__WHAT TO WORK ON__. Quote word for word the lines below, beginning with the first and ending with the one that has "plt.rcParams['mathtext.default'] = 'regular'". Drop the pictures.

··········

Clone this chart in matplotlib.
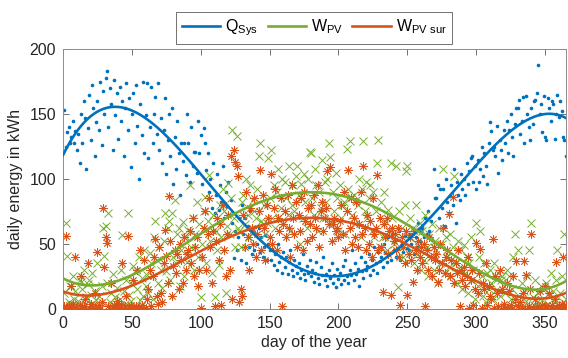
import matplotlib.pyplot as plt
import numpy as np

plt.rcParams['font.family'] = ['Liberation Sans', 'DejaVu Sans']
plt.rcParams['mathtext.default'] = 'regular'

# daily values, day 1..365
q_sys = [153, 125, 136, 140, 128, 132, 145, 128, 137, 122,
         135, 112, 150, 128, 160, 147, 108, 139, 165, 130,
         172, 155, 118, 144, 160, 138, 175, 126, 168, 150,
         178, 183, 140, 170, 158, 122, 176, 149, 166, 131,
         171, 145, 160, 118, 155, 174, 138, 162, 109, 150,
         166, 128, 172, 141, 100, 158, 134, 175, 120, 149,
         174, 116, 140, 171, 128, 150, 163, 135, 174, 122,
         147, 112, 138, 162, 104, 130, 150, 118, 155, 96,
         132, 108, 145, 120, 88, 128, 114, 128, 103, 150,
         128, 98, 140, 110, 121, 121, 105, 145, 120, 134,
         96, 139, 128, 107, 120, 90, 100, 78, 112, 74,
         88, 104, 76, 95, 82, 110, 70, 90, 79, 98,
         72, 84, 66, 39, 60, 45, 55, 70, 38, 80,
         58, 70, 35, 64, 48, 75, 42, 60, 45, 58,
         50, 62, 44, 55, 40, 48, 57, 38, 50, 45,
         38, 46, 34, 42, 30, 50, 36, 40, 28, 44,
         32, 40, 27, 36, 45, 30, 25, 38, 33, 28,
         35, 24, 30, 42, 27, 22, 33, 28, 38, 25,
         30, 21, 28, 36, 24, 19, 32, 26, 40, 22,
         27, 18, 30, 24, 35, 20, 26, 17, 31, 23,
         28, 19, 33, 22, 38, 25, 20, 30, 26, 45,
         22, 35, 27, 31, 18, 40, 29, 24, 36, 30,
         33, 42, 26, 38, 30, 48, 35, 28, 44, 37,
         40, 32, 50, 44, 36, 55, 42, 38, 58, 45,
         52, 40, 46, 60, 38, 50, 44, 56, 35, 47,
         45, 58, 50, 62, 42, 55, 48, 66, 52, 60,
         62, 55, 70, 58, 75, 60, 68, 53, 108, 85,
         85, 95, 70, 92, 78, 92, 64, 100, 82, 74,
         87, 95, 80, 108, 66, 98, 88, 84, 104, 92,
         100, 88, 112, 96, 106, 116, 118, 98, 110, 92,
         115, 98, 108, 125, 102, 120, 110, 96, 128, 144,
         137, 122, 125, 118, 141, 105, 130, 122, 115, 138,
         128, 145, 120, 138, 150, 132, 118, 142, 155, 155,
         161, 135, 145, 163, 128, 164, 150, 140, 130, 155,
         142, 160, 161, 166, 188, 150, 158, 136, 164, 132,
         130, 162, 155, 145, 160, 158, 131, 150, 165, 148,
         160, 152, 132, 130, 118]

w_pv = [12, 66, 41, 5, 18, 3, 25, 8, 14, 2,
        6, 22, 21, 15, 30, 4, 9, 19, 22, 11,
        28, 3, 14, 7, 35, 10, 2, 18, 62, 41,
        64, 20, 74, 5, 12, 27, 3, 9, 16, 1,
        8, 30, 57, 14, 4, 22, 74, 11, 6, 19,
        33, 29, 2, 15, 40, 7, 24, 10, 45, 18,
        26, 12, 43, 35, 8, 55, 68, 38, 20, 48,
        30, 16, 52, 74, 29, 62, 68, 22, 74, 40,
        84, 35, 58, 62, 18, 45, 67, 25, 55, 36,
        61, 95, 48, 70, 30, 58, 82, 40, 65, 9,
        50, 75, 86, 35, 68, 103, 52, 28, 72, 9,
        60, 45, 34, 80, 55, 92, 75, 12, 64, 97,
        58, 85, 138, 70, 48, 133, 62, 60, 48, 82,
        88, 65, 100, 72, 55, 95, 60, 84, 75, 70,
        92, 118, 128, 68, 65, 80, 58, 66, 116, 85,
        122, 70, 95, 62, 90, 108, 71, 78, 100, 65,
        98, 85, 72, 110, 60, 80, 95, 75, 102, 110,
        88, 50, 96, 70, 104, 82, 62, 100, 121, 120,
        85, 72, 108, 95, 60, 90, 78, 115, 70, 98,
        82, 100, 128, 117, 66, 90, 75, 105, 85, 60,
        95, 70, 80, 82, 58, 123, 92, 129, 86, 72,
        88, 65, 84, 80, 100, 55, 92, 129, 75, 98,
        70, 85, 95, 60, 90, 55, 75, 112, 130, 48,
        82, 55, 90, 68, 45, 76, 60, 112, 70, 50,
        58, 110, 17, 75, 48, 62, 40, 80, 106, 110,
        55, 70, 45, 62, 35, 80, 50, 42, 66, 30,
        60, 38, 72, 48, 25, 58, 40, 65, 30, 52,
        45, 20, 62, 35, 50, 108, 28, 55, 40, 32,
        58, 25, 48, 102, 36, 20, 52, 30, 45, 15,
        49, 28, 40, 12, 35, 55, 22, 30, 8, 66,
        18, 40, 60, 25, 10, 35, 5, 28, 15, 30,
        20, 8, 35, 14, 23, 28, 10, 22, 25, 18,
        12, 30, 2, 25, 8, 15, 40, 58, 3, 45,
        10, 4, 20, 2, 14, 6, 25, 45, 1, 66,
        9, 3, 22, 5, 12, 1, 18, 7, 15, 2,
        20, 4, 10, 28, 1, 14, 6, 22, 45, 3,
        12, 25, 5, 58, 8]

w_pv_sur = [2, 56, 1, 3, 0, 18, 4, 1, 40, 2,
            0, 3, 25, 1, 2, 8, 0, 35, 1, 4,
            2, 0, 12, 1, 44, 3, 0, 5, 78, 32,
            55, 51, 2, 0, 20, 1, 3, 0, 6, 2,
            1, 4, 35, 0, 2, 10, 56, 1, 3, 0,
            22, 0, 2, 30, 1, 45, 3, 0, 38, 1,
            8, 15, 30, 2, 25, 40, 54, 10, 4, 48,
            12, 5, 35, 61, 41, 20, 87, 52, 10, 33,
            45, 28, 42, 15, 50, 38, 20, 55, 30, 42,
            45, 60, 35, 70, 25, 48, 55, 18, 30, 1,
            40, 62, 75, 30, 58, 85, 48, 20, 60, 2,
            52, 70, 38, 65, 3, 80, 45, 25, 58, 72,
            30, 118, 8, 122, 113, 110, 102, 5, 15, 10,
            72, 48, 90, 55, 30, 78, 62, 50, 85, 40,
            58, 75, 107, 45, 88, 62, 38, 80, 70, 55,
            104, 50, 78, 92, 45, 70, 60, 85, 2, 65,
            75, 55, 88, 62, 40, 95, 70, 58, 82, 48,
            72, 60, 85, 45, 90, 68, 52, 78, 65, 80,
            55, 88, 70, 62, 95, 48, 75, 82, 60, 70,
            78, 106, 65, 109, 52, 65, 70, 60, 62, 55,
            68, 80, 58, 90, 45, 75, 107, 62, 85, 50,
            70, 55, 82, 48, 65, 90, 58, 110, 62, 45,
            72, 50, 68, 40, 85, 58, 62, 103, 45, 70,
            48, 13, 65, 55, 70, 42, 60, 11, 62, 52,
            58, 45, 62, 40, 3, 55, 48, 35, 60, 11,
            42, 55, 38, 21, 60, 45, 30, 52, 40, 48,
            35, 50, 2, 45, 30, 55, 40, 25, 48, 38,
            42, 21, 30, 50, 35, 62, 28, 40, 45, 73,
            25, 38, 86, 20, 35, 28, 45, 2, 30, 22,
            32, 18, 25, 40, 1, 22, 30, 3, 15, 51,
            12, 28, 46, 1, 20, 15, 35, 3, 18, 10,
            8, 54, 1, 25, 12, 2, 30, 0, 15, 4,
            1, 20, 0, 14, 3, 0, 25, 8, 37, 2,
            0, 5, 1, 12, 37, 26, 0, 2, 15, 58,
            1, 0, 8, 2, 0, 14, 1, 3, 0, 18,
            2, 0, 12, 1, 3, 0, 8, 36, 1, 2,
            0, 4, 40, 1, 3]

days = np.arange(1, len(q_sys) + 1)

c_blue = '#0072BD'
c_green = '#77AC30'
c_orange = '#D95319'

# smooth fit through each series (4th order polynomial, like the trend lines)
t = np.linspace(0, 365, 400)
def trend(y):
    p = np.polyfit(days / 365.0, y, 4)
    return np.polyval(p, t / 365.0)

fig = plt.figure(figsize=(5.68, 3.58), dpi=100)
ax = fig.add_axes([0.111, 0.137, 0.885, 0.726])

ax.plot(days, q_sys, '.', color=c_blue, markersize=3.2, zorder=2)
ax.plot(days, w_pv, 'x', color=c_green, markersize=6, mew=0.7, zorder=2)
ax.plot(days, w_pv_sur, marker=(8, 2, 0), ls='none', color=c_orange,
        markersize=6, mew=0.6, zorder=3)

ax.plot(t, trend(q_sys), color=c_blue, lw=1.9, label=r'Q$_{Sys}$', zorder=4)
ax.plot(t, trend(w_pv), color=c_green, lw=1.9, label=r'W$_{PV}$', zorder=4)
ax.plot(t, trend(w_pv_sur), color=c_orange, lw=1.9, label=r'W$_{PV\ sur}$', zorder=4)

ax.set_xlim(0, 365)
ax.set_ylim(0, 200)
ax.set_xticks(np.arange(0, 351, 50))
ax.set_yticks(np.arange(0, 201, 50))
ax.tick_params(direction='in', top=True, right=True, length=4, width=0.6,
               color='0.35', labelsize=11.5, labelcolor='#262626', pad=5)
for s in ax.spines.values():
    s.set_color('0.55')
    s.set_linewidth(0.7)

ax.set_xlabel('day of the year', fontsize=11.5, color='#262626', labelpad=3)
ax.set_ylabel('daily energy in kWh', fontsize=11.5, color='#262626', labelpad=5)

leg = ax.legend(loc='lower center', bbox_to_anchor=(0.5, 1.02), ncol=3,
                fontsize=11.5, frameon=True, fancybox=False, handlelength=2.4,
                handletextpad=0.3, columnspacing=0.6, borderpad=0.35,
                borderaxespad=0)
leg.get_frame().set_edgecolor('0.3')
leg.get_frame().set_linewidth(0.7)

fig.savefig('out.png', dpi=100)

··········

__THE RESULT__.
Clone this chart in matplotlib.
import matplotlib.pyplot as plt
import numpy as np

plt.rcParams['font.family'] = ['Liberation Sans', 'DejaVu Sans']
plt.rcParams['mathtext.default'] = 'regular'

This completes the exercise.